Xavier Bettel parle de “mauvaise foi” de la part de son challenger, en rappelant que “pas loin de 5 milliards d’euros” ont été investis “dans l’économie, les gens, le pouvoir d’achat et les entreprises” pour répondre aux crises successives.
Si le DP conserve le pouvoir “j’organiserai une tripartite directement à la fin de cette année pour discuter des différents scénarios (de réformes fiscales) avec les partenaires sociaux”, promet Xavier Bettel.
La tripartite est “un instrument de crise” et le CSV est “pour le dialogue social”, mais “la politique fiscale, et notamment la suppression d’une classe d’impôt, est une décision politique”, estime Luc Frieden. “Les gens savent maintenant que chez vous, ce sera imposé d’en haut”, mais “moi, j’essaierai en tous cas de discuter aves les partenaires sociaux”, balance Bettel.
L’approche décisionnelle est manifestement un point qui différencie les deux partis. “Je pense que dans un certain nombre de dossiers comme le logement, la santé, les impôts, un Premier ministre doit parfois taper du poing sur la table quand un dossier n’avance pas”, dit clairement Luc Frieden. Et il cite des dossiers laissés en suspens depuis des années par le gouvernement en place comme Knauf, Fage ou le virage ambulatoire pour lesquels “a simplement manqué de l’autorité”.

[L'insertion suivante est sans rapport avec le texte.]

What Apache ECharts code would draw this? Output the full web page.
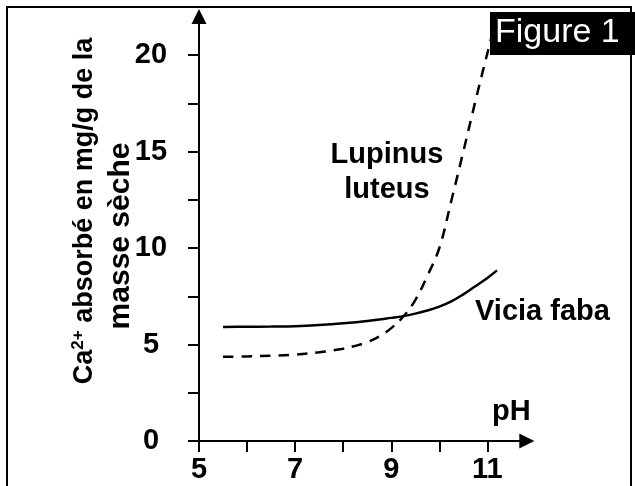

Réponse de Xavier Bettel sur le leadership: “Je ne suis pas le capitaine qui regarde d’en haut les gens qui rament en bas dans les cales, non! Je suis quelqu’un qui discute avec eux”. Mais Xavier Bettel explique que le rôle du Premier ministre est aussi de faire en sorte que l’accord de coalition tienne. Son rôle est de transposer ce programme dans la réalité. Et “il faut taper du poing sur la table quand c’est nécessaire”.